Por um lado, porque a Recorrente confunde a possibilidade de o Tribunal poder oficiosamente atribuir juros indemnizatórios ou de eles serem peticionados ou exigidos com o erro de julgamento da sentença na decisão de os atribuir ou não. A questão que a Recorrente colocou em ampliação do recurso, como deixámos claro, foi a do erro de julgamento na sentença de 1ª instância quanto ao pedido de juros expressamente peticionados. Ou seja, a Recorrida pediu a condenação da Recorrente em juros indemnizatórios e o Tribunal a quo, dando-lhe razão no que concerne à ilegalidade do acto impugnado, entendeu, ainda assim, que não estavam verificados os pressupostos previstos no artigo 43.º da LGT por razões relativas à qualidade ou natureza jurídica das partes, julgando o pedido nessa parte improcedente. Donde, discordando desse julgamento de direito, como se deixou dito no acórdão cuja reforma ora nos é pedida, devia a Recorrida, como parte vencida nessa parte, ter interposto recurso jurisdicional subordinado, pedindo a sindicância desse julgamento, como expressamente previsto no artigo 633.º, n.º 5 do CPC.

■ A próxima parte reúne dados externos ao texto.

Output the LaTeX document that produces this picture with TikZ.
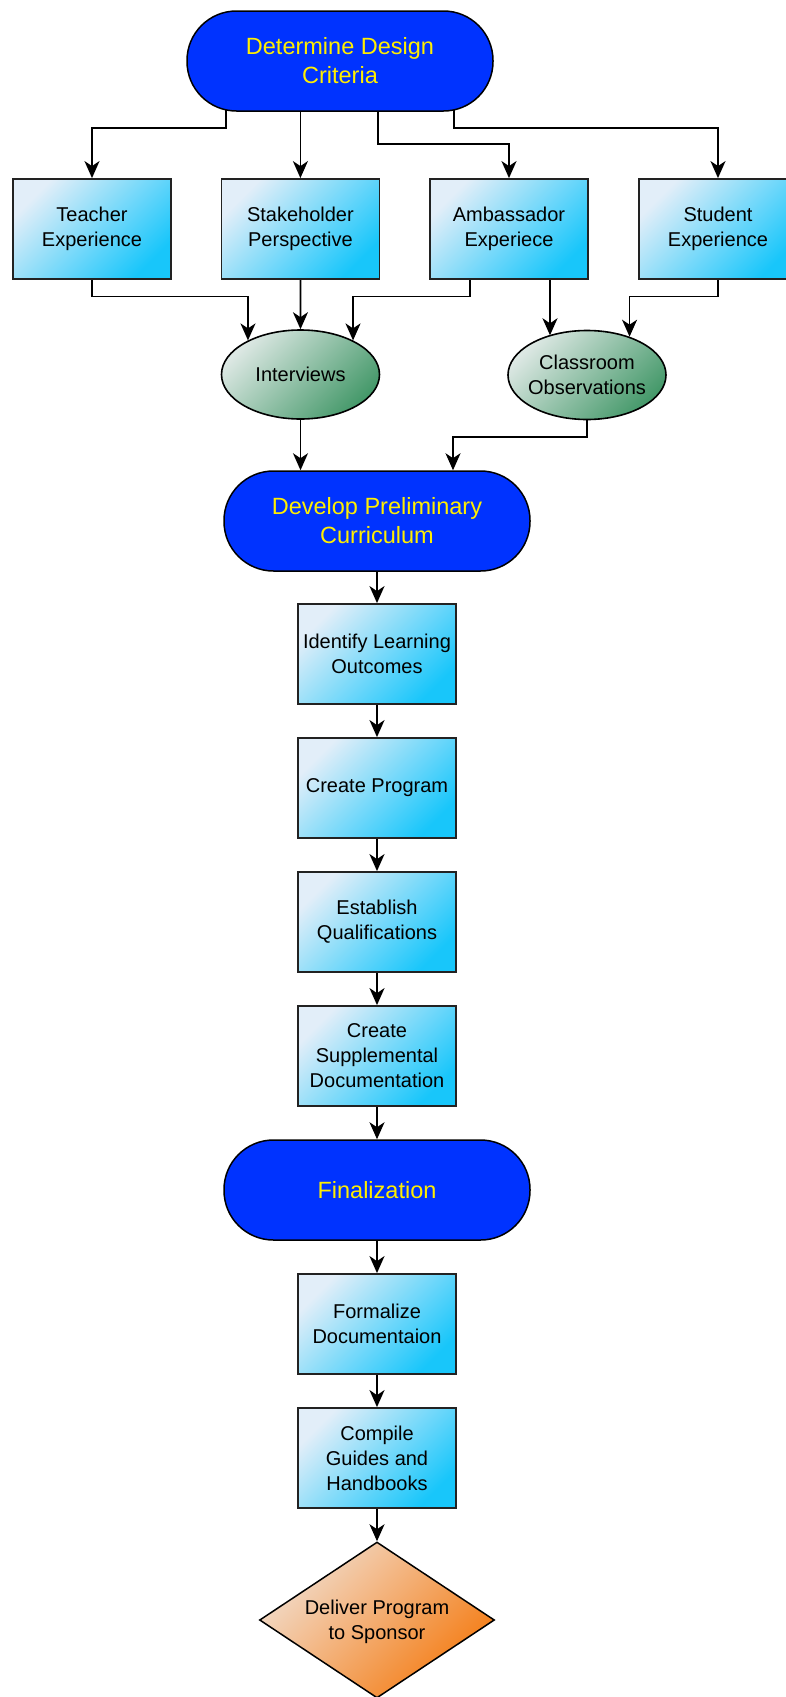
\documentclass[tikz,border=0pt]{standalone}
\usepackage{fontspec}
\setmainfont{Liberation Sans}
\usetikzlibrary{arrows.meta,shapes.geometric,calc}
\pgfdeclarelayer{bg}
\pgfsetlayers{bg,main}
\definecolor{termblue}{HTML}{0033FF}
\definecolor{termtext}{HTML}{FFEE00}
\definecolor{boxlight}{HTML}{E2EEF9}
\definecolor{boxdark}{HTML}{18C6FA}
\definecolor{elllight}{HTML}{DDE8E4}
\definecolor{elldark}{HTML}{45996A}
\definecolor{dialight}{HTML}{F2DCCB}
\definecolor{diadark}{HTML}{F47B12}
\definecolor{edgegray}{HTML}{222222}
\tikzset{
  terminal/.style={rectangle, rounded corners=49.5pt, draw=black, line width=1.5pt,
    fill=termblue, text=termtext, minimum width=306pt, minimum height=100pt,
    font=\fontsize{23.5}{29}\selectfont, align=center, inner sep=0pt},
  stepbox/.style={rectangle, draw=edgegray, line width=1.8pt,
    top color=boxlight, bottom color=boxdark, shading angle=45,
    minimum width=158pt, minimum height=100pt,
    font=\fontsize{20}{25}\selectfont, align=center, inner sep=0pt},
  source/.style={ellipse, draw=black, line width=1.6pt,
    top color=elllight, bottom color=elldark, shading angle=45,
    minimum width=158pt, minimum height=89pt, inner xsep=-6pt, inner ysep=0pt,
    font=\fontsize{20}{25}\selectfont, align=center},
  goal/.style={diamond, draw=black, line width=1.5pt,
    top color=dialight, bottom color=diadark, shading angle=45,
    aspect=1.5, minimum width=235pt, minimum height=156pt, inner sep=0pt,
    font=\fontsize{20}{25}\selectfont, align=center},
  arr/.style={line width=1.8pt, -{Stealth[length=17pt,width=15pt,inset=5pt]}}
}
\begin{document}
\begin{tikzpicture}[x=1pt,y=-1pt]
\useasboundingbox (0,0) rectangle (786,1697);
\begin{pgfonlayer}{bg}
\fill[white] (0,0) rectangle (786,1697);
\end{pgfonlayer}

\node[terminal] (top) at (340,61) {Determine Design\\Criteria};
\node[stepbox] (teacher) at (92,229) {Teacher\\Experience};
\node[stepbox] (stake) at (300.4,229) {Stakeholder\\Perspective};
\node[stepbox] (amb) at (509,229) {Ambassador\\Experiece};
\node[stepbox] (student) at (718,229) {Student\\Experience};
\node[source] (int) at (300.5,374.5) {Interviews};
\node[source] (cls) at (587,375) {Classroom\\Observations};
\node[terminal] (dev) at (377,521) {Develop Preliminary\\Curriculum};
\node[stepbox] (ident) at (377,654) {Identify Learning\\Outcomes};
\node[stepbox] (prog) at (377,788) {Create Program};
\node[stepbox] (qual) at (377,922) {Establish\\Qualifications};
\node[stepbox] (supp) at (377,1056) {Create\\Supplemental\\Documentation};
\node[terminal] (fin) at (377,1190) {Finalization};
\node[stepbox] (formal) at (377,1324) {Formalize\\Documentaion};
\node[stepbox] (compile) at (377,1458) {Compile\\Guides and\\Handbooks};
\node[goal, text depth=-6pt] (deliver) at (377,1620) {Deliver Program\\to Sponsor};

\coordinate (a2) at ([xshift=41pt]amb.south);

\begin{pgfonlayer}{bg}
\draw[arr] ([xshift=-114pt]top.center) -- ++(0,67) -| (teacher.north);
\draw[arr] (top.center -| stake.north) -- (stake.north);
\draw[arr] ([xshift=38pt]top.center) -- ++(0,83) -| (amb.north);
\draw[arr] ([xshift=114pt]top.center) -- ++(0,67) -| (student.north);

\draw[arr] (teacher.south) -- ++(0,16.5) -| (int.147);
\draw[arr] (stake.south) -- (int.north);
\draw[arr] ([xshift=-39pt]amb.south) -- ++(0,16.5) -| (int.33);
\draw[arr] (a2) -- (a2 |- cls.134);
\draw[arr] (student.south) -- ++(0,16.5) -| (cls.42);

\draw[arr] (int.south) -- (int.south |- dev.north);
\draw[arr] (cls.south) -- ++(0,17) -| ([xshift=76pt]dev.north);

\draw[arr] (dev) -- (ident);
\draw[arr] (ident) -- (prog);
\draw[arr] (prog) -- (qual);
\draw[arr] (qual) -- (supp);
\draw[arr] (supp) -- (fin);
\draw[arr] (fin) -- (formal);
\draw[arr] (formal) -- (compile);
\draw[arr] (compile) -- (deliver);
\end{pgfonlayer}
\end{tikzpicture}
\end{document}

Acresce, por outro lado, que é destituído de fundamento legal a alegada inexistência de previsão legal de interposição do recurso jurisdicional subordinado atento o valor do pedido em que ficou vencida. Como de forma rigorosa sublinharam quer a Recorrente quer o Excelentíssimo Magistrado do Ministério Público, nos termos, conjugadamente, dos já citados n.ºs 1 e n.º 5 do artigo 633.º do CPC, podia, independentemente da decisão impugnada ser desfavorável para a ora Recorrida “em valor igual ou inferior a metade da alçada do tribunal de que se recorre», ter interposto recurso subordinado.

XVIII – Decisão

Por tudo quanto ficou exposto, acordam os Juízes que integram esta Secção de Contencioso Tributário do Supremo Tribunal Administrativo não atender ao pedido de reforma, mantendo, em conformidade, inalterável, o acórdão proferido.

Custas pela Requerente/Recorrida, fixando-se a taxa de justiça em 2 UC2s.

Notifique.

Lisboa, 3 de Maio de 2023. - Anabela Ferreira Alves e Russo (relatora) - José Gomes Correia - Aníbal Augusto Ruivo Ferraz.